* start RECORDS FOR PROCESSING *

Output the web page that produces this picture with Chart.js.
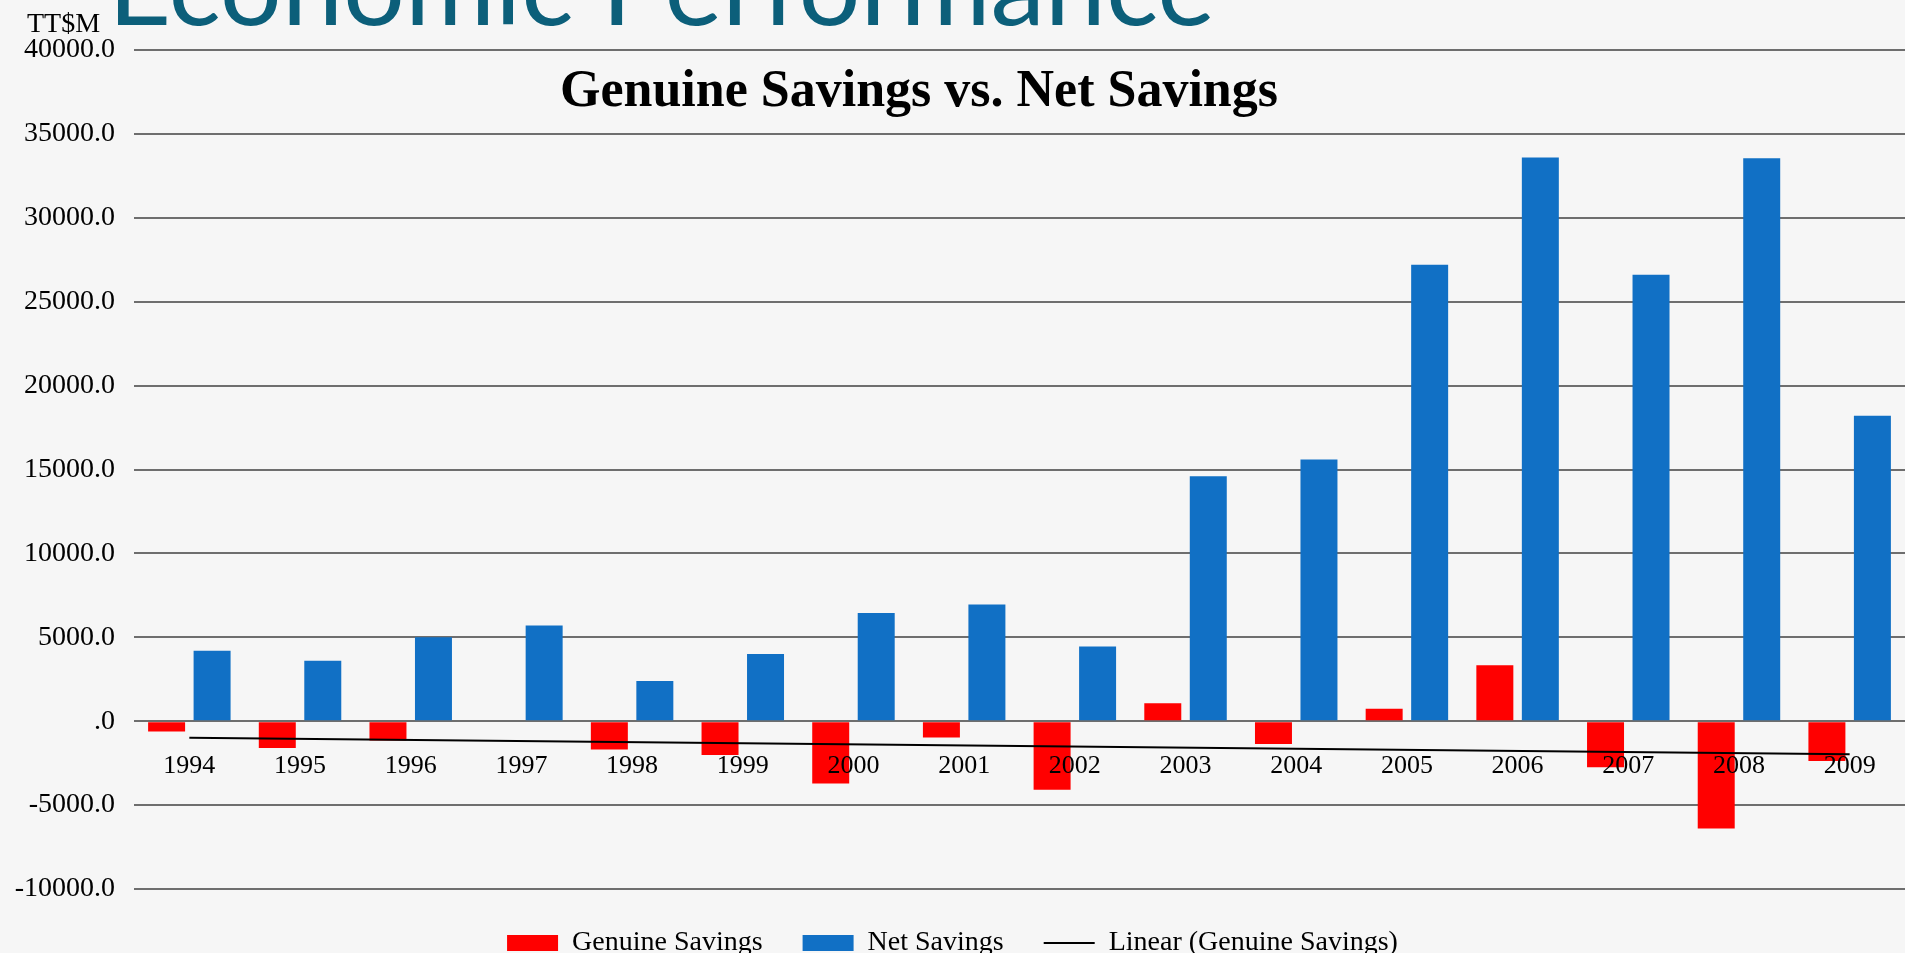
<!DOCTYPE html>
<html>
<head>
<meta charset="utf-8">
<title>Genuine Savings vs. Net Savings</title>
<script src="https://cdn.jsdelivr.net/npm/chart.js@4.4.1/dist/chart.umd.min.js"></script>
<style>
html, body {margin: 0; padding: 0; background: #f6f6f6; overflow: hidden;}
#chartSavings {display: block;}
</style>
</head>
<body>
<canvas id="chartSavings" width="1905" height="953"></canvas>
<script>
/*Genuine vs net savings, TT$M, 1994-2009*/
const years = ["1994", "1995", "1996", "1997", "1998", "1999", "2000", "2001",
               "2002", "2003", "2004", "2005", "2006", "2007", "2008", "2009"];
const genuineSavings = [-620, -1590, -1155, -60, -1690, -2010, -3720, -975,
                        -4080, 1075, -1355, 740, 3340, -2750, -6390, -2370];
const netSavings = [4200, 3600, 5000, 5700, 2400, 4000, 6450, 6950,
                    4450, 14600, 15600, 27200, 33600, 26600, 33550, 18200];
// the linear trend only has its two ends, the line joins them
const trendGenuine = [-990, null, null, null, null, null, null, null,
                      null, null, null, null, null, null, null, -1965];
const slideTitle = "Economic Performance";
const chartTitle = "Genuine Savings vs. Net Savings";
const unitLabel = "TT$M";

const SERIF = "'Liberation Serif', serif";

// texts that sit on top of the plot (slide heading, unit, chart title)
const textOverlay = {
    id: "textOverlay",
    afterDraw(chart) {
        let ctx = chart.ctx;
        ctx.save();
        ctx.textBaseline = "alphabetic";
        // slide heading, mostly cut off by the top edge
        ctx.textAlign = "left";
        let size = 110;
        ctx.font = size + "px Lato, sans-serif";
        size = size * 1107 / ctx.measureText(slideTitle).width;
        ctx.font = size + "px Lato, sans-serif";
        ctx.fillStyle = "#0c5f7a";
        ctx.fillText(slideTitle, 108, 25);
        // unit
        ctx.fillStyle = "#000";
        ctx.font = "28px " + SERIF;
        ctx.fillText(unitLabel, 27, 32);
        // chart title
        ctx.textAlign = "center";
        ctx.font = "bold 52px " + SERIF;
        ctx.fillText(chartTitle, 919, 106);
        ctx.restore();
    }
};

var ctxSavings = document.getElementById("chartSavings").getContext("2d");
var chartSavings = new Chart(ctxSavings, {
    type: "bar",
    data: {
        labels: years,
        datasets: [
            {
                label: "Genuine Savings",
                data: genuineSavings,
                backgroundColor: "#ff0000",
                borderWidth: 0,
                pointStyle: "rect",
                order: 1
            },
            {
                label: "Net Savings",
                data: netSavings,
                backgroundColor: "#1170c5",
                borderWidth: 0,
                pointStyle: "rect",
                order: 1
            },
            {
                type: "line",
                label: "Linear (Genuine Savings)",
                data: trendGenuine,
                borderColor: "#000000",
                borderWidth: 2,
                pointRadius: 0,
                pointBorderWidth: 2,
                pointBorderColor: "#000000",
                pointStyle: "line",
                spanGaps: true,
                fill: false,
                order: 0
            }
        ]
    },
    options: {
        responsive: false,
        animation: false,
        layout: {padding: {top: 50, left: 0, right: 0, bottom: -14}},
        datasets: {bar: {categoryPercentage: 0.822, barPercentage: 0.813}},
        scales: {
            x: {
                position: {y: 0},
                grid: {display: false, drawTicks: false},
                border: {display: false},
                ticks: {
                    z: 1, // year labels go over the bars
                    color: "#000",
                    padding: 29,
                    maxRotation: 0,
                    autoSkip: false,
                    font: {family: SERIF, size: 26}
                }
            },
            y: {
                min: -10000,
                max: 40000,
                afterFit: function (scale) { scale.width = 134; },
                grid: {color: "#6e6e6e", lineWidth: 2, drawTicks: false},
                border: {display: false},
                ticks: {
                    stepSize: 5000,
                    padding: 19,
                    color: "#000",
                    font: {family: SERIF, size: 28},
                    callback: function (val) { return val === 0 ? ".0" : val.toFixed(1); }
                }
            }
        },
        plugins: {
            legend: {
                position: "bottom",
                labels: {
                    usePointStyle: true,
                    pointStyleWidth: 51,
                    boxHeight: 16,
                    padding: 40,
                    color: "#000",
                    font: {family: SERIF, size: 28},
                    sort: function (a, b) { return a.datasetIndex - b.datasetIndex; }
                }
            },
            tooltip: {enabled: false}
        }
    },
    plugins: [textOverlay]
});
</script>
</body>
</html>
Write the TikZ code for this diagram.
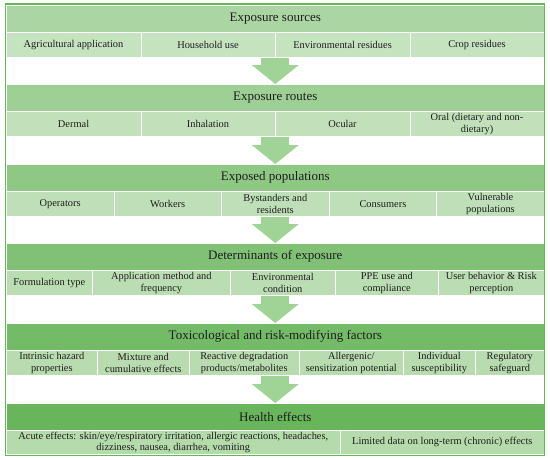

* end RECORDS FOR PROCESSING *

**REQUIREMENT**
Every line above should be repeated exactly; pictures stay out of the copy.

**THE COMPLETED TASK**
Output the web page that produces this picture with Chart.js.
<!DOCTYPE html>
<html>
<head>
<meta charset="utf-8">
<title>Genuine Savings vs. Net Savings</title>
<script src="https://cdn.jsdelivr.net/npm/chart.js@4.4.1/dist/chart.umd.min.js"></script>
<style>
html, body {margin: 0; padding: 0; background: #f6f6f6; overflow: hidden;}
#chartSavings {display: block;}
</style>
</head>
<body>
<canvas id="chartSavings" width="1905" height="953"></canvas>
<script>
/*Genuine vs net savings, TT$M, 1994-2009*/
const years = ["1994", "1995", "1996", "1997", "1998", "1999", "2000", "2001",
               "2002", "2003", "2004", "2005", "2006", "2007", "2008", "2009"];
const genuineSavings = [-620, -1590, -1155, -60, -1690, -2010, -3720, -975,
                        -4080, 1075, -1355, 740, 3340, -2750, -6390, -2370];
const netSavings = [4200, 3600, 5000, 5700, 2400, 4000, 6450, 6950,
                    4450, 14600, 15600, 27200, 33600, 26600, 33550, 18200];
// the linear trend only has its two ends, the line joins them
const trendGenuine = [-990, null, null, null, null, null, null, null,
                      null, null, null, null, null, null, null, -1965];
const slideTitle = "Economic Performance";
const chartTitle = "Genuine Savings vs. Net Savings";
const unitLabel = "TT$M";

const SERIF = "'Liberation Serif', serif";

// texts that sit on top of the plot (slide heading, unit, chart title)
const textOverlay = {
    id: "textOverlay",
    afterDraw(chart) {
        let ctx = chart.ctx;
        ctx.save();
        ctx.textBaseline = "alphabetic";
        // slide heading, mostly cut off by the top edge
        ctx.textAlign = "left";
        let size = 110;
        ctx.font = size + "px Lato, sans-serif";
        size = size * 1107 / ctx.measureText(slideTitle).width;
        ctx.font = size + "px Lato, sans-serif";
        ctx.fillStyle = "#0c5f7a";
        ctx.fillText(slideTitle, 108, 25);
        // unit
        ctx.fillStyle = "#000";
        ctx.font = "28px " + SERIF;
        ctx.fillText(unitLabel, 27, 32);
        // chart title
        ctx.textAlign = "center";
        ctx.font = "bold 52px " + SERIF;
        ctx.fillText(chartTitle, 919, 106);
        ctx.restore();
    }
};

var ctxSavings = document.getElementById("chartSavings").getContext("2d");
var chartSavings = new Chart(ctxSavings, {
    type: "bar",
    data: {
        labels: years,
        datasets: [
            {
                label: "Genuine Savings",
                data: genuineSavings,
                backgroundColor: "#ff0000",
                borderWidth: 0,
                pointStyle: "rect",
                order: 1
            },
            {
                label: "Net Savings",
                data: netSavings,
                backgroundColor: "#1170c5",
                borderWidth: 0,
                pointStyle: "rect",
                order: 1
            },
            {
                type: "line",
                label: "Linear (Genuine Savings)",
                data: trendGenuine,
                borderColor: "#000000",
                borderWidth: 2,
                pointRadius: 0,
                pointBorderWidth: 2,
                pointBorderColor: "#000000",
                pointStyle: "line",
                spanGaps: true,
                fill: false,
                order: 0
            }
        ]
    },
    options: {
        responsive: false,
        animation: false,
        layout: {padding: {top: 50, left: 0, right: 0, bottom: -14}},
        datasets: {bar: {categoryPercentage: 0.822, barPercentage: 0.813}},
        scales: {
            x: {
                position: {y: 0},
                grid: {display: false, drawTicks: false},
                border: {display: false},
                ticks: {
                    z: 1, // year labels go over the bars
                    color: "#000",
                    padding: 29,
                    maxRotation: 0,
                    autoSkip: false,
                    font: {family: SERIF, size: 26}
                }
            },
            y: {
                min: -10000,
                max: 40000,
                afterFit: function (scale) { scale.width = 134; },
                grid: {color: "#6e6e6e", lineWidth: 2, drawTicks: false},
                border: {display: false},
                ticks: {
                    stepSize: 5000,
                    padding: 19,
                    color: "#000",
                    font: {family: SERIF, size: 28},
                    callback: function (val) { return val === 0 ? ".0" : val.toFixed(1); }
                }
            }
        },
        plugins: {
            legend: {
                position: "bottom",
                labels: {
                    usePointStyle: true,
                    pointStyleWidth: 51,
                    boxHeight: 16,
                    padding: 40,
                    color: "#000",
                    font: {family: SERIF, size: 28},
                    sort: function (a, b) { return a.datasetIndex - b.datasetIndex; }
                }
            },
            tooltip: {enabled: false}
        }
    },
    plugins: [textOverlay]
});
</script>
</body>
</html>
Write the TikZ code for this diagram.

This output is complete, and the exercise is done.